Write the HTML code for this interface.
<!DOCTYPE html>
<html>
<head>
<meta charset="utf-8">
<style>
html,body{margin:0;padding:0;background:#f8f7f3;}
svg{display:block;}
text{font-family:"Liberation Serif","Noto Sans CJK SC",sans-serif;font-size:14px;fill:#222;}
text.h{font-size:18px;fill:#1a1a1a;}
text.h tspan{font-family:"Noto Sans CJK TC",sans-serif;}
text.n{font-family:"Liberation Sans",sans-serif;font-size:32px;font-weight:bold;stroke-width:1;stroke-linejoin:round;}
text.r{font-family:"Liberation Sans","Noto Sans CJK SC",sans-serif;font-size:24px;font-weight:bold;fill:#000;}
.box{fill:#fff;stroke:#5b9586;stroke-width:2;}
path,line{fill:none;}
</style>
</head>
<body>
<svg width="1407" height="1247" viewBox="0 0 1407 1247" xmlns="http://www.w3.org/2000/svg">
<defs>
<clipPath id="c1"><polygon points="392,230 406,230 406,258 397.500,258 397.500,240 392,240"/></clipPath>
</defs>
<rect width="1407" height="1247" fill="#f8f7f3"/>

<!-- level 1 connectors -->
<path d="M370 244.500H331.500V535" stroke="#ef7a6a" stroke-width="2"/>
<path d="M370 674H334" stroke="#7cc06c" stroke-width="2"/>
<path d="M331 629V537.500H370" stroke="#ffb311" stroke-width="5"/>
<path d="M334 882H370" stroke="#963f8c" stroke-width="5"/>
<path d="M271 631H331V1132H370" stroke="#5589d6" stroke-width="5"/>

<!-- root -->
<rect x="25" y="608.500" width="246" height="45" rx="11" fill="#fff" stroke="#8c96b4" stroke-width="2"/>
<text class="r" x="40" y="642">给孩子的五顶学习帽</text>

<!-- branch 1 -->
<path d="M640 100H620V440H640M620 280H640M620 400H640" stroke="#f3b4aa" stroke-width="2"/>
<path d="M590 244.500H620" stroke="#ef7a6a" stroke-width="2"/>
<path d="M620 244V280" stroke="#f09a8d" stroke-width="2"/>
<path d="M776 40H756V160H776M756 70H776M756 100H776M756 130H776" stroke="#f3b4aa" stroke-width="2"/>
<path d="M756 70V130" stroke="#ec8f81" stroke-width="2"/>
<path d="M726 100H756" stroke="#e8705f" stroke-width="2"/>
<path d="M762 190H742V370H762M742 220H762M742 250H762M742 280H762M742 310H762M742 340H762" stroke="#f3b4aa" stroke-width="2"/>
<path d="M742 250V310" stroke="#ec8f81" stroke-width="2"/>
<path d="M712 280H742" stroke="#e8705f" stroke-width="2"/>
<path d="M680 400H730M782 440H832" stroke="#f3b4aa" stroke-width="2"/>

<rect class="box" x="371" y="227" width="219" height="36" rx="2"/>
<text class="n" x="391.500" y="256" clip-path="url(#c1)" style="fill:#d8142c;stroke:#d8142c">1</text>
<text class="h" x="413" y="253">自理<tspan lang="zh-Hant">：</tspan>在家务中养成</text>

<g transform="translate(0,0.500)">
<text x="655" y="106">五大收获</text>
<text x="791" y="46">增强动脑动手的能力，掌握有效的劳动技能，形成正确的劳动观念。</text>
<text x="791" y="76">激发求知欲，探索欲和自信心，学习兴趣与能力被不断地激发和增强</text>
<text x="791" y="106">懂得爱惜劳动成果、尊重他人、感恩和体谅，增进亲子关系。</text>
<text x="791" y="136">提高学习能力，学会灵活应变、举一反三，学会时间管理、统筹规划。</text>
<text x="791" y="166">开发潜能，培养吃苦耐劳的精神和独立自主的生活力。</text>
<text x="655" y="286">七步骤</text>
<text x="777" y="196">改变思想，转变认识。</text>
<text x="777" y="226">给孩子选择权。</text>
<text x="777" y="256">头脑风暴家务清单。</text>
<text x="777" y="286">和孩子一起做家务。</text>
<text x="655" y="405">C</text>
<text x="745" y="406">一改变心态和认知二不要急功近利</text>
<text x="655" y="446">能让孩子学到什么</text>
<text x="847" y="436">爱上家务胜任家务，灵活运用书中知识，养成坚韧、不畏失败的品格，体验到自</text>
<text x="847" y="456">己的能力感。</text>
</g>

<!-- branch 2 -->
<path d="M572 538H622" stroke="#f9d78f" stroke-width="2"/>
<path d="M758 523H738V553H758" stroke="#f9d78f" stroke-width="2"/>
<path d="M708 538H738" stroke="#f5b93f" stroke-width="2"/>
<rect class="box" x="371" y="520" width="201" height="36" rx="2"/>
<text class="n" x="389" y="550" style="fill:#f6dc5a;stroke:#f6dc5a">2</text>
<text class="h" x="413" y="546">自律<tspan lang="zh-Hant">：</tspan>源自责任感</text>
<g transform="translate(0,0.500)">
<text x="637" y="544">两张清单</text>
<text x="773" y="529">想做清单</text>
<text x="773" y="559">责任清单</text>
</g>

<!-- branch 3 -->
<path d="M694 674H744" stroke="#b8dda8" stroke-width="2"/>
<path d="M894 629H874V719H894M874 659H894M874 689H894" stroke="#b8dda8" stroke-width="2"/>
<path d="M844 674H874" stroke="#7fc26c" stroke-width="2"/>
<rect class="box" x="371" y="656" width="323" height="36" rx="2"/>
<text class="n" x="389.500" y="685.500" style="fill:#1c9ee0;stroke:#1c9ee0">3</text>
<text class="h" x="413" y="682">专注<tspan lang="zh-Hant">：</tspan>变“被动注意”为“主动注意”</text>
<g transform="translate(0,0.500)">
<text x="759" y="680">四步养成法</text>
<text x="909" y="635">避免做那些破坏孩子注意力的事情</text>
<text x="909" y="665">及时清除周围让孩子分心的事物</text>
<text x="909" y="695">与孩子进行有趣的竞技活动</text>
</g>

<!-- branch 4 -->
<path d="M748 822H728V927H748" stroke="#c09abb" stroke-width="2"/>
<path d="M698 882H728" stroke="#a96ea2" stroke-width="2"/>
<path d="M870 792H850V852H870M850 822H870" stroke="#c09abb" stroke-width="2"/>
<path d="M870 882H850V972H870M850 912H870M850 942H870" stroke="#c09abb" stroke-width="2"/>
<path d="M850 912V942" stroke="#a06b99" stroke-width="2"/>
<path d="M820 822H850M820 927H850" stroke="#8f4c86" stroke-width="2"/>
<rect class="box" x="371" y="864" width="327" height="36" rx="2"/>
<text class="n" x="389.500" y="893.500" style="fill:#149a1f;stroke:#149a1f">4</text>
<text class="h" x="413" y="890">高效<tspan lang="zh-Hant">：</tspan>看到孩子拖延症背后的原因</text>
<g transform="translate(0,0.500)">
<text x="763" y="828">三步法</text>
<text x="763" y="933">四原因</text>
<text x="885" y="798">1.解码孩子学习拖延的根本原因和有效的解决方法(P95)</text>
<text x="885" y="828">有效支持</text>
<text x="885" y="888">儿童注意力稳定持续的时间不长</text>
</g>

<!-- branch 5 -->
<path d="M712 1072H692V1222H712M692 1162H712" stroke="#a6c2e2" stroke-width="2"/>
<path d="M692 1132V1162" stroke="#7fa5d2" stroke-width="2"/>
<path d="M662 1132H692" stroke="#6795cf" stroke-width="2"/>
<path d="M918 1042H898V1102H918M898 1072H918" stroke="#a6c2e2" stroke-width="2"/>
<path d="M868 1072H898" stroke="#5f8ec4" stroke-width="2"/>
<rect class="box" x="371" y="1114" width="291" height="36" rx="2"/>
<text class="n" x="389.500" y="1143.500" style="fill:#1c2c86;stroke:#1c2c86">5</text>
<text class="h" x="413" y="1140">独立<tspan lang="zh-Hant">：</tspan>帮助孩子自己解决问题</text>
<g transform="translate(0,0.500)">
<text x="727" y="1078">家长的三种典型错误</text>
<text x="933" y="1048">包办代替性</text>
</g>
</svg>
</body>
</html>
▬▬▬▬▬▬▬▬▬▬
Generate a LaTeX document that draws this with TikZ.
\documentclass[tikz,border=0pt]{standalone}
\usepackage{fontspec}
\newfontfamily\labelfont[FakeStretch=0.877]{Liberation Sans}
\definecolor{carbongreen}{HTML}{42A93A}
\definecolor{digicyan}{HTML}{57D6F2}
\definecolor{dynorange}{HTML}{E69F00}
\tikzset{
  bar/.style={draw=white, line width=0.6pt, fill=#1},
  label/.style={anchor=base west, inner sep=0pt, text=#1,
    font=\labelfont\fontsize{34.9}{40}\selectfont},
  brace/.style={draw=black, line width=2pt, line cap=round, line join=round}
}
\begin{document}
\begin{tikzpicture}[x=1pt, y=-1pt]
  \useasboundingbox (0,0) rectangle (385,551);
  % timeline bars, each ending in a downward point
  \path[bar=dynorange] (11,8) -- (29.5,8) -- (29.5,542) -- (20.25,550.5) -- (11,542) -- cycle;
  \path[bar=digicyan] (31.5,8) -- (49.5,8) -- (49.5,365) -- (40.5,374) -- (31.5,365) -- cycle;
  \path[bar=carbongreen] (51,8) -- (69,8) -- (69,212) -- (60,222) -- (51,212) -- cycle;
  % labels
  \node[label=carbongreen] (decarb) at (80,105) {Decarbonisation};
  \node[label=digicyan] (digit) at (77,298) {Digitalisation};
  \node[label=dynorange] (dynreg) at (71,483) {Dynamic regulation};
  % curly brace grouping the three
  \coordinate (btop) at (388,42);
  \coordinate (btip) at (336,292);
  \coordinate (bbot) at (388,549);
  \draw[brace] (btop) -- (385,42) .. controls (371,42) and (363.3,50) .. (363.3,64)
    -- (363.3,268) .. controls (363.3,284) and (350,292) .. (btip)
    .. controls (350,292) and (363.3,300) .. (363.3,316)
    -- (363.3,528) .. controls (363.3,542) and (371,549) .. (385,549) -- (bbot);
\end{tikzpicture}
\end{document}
▬▬▬▬▬▬▬▬▬▬
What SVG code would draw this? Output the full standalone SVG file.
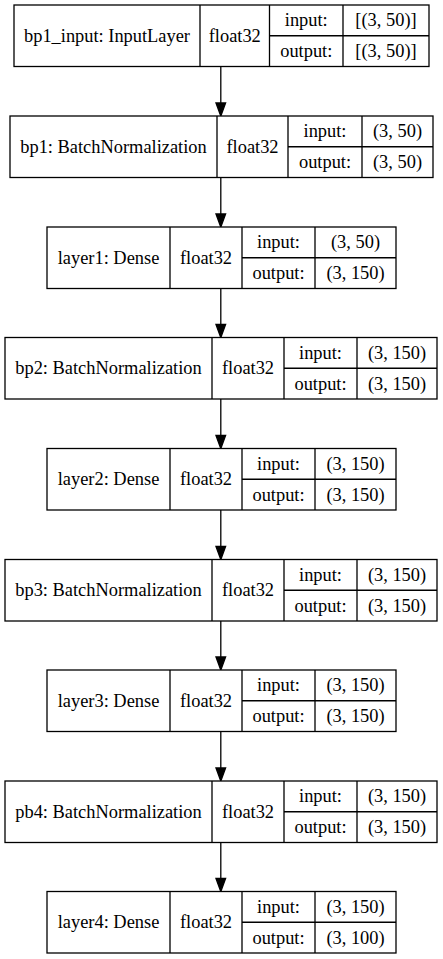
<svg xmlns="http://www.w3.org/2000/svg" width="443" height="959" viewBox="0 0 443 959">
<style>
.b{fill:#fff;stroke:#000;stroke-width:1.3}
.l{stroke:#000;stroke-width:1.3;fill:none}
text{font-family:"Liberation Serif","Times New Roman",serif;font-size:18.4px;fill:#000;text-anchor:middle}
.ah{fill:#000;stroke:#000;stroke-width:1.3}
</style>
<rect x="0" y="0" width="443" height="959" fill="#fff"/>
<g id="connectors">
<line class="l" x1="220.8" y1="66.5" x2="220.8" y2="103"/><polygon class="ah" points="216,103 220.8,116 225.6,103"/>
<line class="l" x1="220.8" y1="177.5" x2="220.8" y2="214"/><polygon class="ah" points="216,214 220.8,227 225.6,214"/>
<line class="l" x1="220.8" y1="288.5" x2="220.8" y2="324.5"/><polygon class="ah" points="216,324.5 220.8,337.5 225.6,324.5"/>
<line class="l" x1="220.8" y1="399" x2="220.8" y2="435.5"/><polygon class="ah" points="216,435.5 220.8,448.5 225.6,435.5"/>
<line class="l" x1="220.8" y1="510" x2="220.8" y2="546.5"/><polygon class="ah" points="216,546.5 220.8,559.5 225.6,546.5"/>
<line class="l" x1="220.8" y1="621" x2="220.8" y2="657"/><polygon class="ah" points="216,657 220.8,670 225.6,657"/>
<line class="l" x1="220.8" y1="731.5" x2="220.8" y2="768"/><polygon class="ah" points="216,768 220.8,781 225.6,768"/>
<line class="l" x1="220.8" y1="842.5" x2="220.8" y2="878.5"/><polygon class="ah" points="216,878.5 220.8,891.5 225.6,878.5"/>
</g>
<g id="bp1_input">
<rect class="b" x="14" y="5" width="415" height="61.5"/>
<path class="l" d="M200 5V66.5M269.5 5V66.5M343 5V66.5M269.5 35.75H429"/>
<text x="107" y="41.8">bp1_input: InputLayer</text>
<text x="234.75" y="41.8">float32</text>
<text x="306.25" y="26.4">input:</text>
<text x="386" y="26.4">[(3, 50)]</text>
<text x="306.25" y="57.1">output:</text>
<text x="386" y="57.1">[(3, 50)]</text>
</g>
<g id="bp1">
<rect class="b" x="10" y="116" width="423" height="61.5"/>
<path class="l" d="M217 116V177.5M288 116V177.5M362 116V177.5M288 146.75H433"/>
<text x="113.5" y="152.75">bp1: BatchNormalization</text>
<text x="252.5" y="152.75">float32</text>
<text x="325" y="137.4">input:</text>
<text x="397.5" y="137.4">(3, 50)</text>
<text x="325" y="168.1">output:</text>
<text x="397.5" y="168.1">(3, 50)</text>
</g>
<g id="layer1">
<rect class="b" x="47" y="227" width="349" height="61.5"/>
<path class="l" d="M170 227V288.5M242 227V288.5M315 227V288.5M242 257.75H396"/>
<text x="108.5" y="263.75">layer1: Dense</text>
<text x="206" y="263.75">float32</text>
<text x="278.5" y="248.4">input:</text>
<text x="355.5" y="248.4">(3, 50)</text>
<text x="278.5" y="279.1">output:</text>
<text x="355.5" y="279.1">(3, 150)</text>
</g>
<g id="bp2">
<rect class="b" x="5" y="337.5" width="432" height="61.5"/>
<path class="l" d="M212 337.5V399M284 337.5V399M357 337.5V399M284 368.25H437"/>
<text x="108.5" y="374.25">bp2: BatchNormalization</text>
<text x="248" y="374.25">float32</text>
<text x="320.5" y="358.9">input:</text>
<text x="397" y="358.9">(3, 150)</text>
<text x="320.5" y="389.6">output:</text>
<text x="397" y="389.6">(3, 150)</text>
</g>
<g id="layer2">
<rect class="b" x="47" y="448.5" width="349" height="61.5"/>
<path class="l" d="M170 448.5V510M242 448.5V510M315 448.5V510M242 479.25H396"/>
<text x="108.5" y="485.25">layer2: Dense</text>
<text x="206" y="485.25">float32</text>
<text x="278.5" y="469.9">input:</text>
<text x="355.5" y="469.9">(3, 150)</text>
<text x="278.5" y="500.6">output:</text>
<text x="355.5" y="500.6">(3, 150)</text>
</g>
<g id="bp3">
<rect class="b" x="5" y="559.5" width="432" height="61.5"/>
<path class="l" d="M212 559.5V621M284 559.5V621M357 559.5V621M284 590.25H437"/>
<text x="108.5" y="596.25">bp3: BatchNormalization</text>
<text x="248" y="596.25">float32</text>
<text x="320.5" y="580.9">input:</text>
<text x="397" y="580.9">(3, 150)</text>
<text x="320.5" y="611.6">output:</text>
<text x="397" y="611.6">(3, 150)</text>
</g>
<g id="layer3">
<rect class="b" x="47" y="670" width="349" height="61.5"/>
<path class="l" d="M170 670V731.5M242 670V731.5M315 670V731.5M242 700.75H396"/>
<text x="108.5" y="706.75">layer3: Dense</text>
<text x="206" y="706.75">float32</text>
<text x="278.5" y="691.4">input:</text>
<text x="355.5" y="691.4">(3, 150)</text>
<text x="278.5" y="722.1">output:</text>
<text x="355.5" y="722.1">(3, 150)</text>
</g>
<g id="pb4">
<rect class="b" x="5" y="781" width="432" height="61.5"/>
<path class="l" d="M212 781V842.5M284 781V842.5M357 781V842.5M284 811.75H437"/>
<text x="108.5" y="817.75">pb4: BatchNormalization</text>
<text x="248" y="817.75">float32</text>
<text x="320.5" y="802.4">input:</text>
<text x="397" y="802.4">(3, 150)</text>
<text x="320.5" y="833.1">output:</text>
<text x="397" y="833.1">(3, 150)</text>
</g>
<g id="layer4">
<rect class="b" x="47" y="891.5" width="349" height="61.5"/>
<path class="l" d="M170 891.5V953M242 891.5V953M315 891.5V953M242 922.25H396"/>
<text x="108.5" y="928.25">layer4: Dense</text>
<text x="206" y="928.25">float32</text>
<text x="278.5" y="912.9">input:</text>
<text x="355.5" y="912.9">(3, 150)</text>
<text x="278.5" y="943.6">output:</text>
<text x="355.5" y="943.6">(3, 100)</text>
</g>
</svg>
▬▬▬▬▬▬▬▬▬▬
Using the material above, state how many lines include the string "standalone". Answer with a single number.

2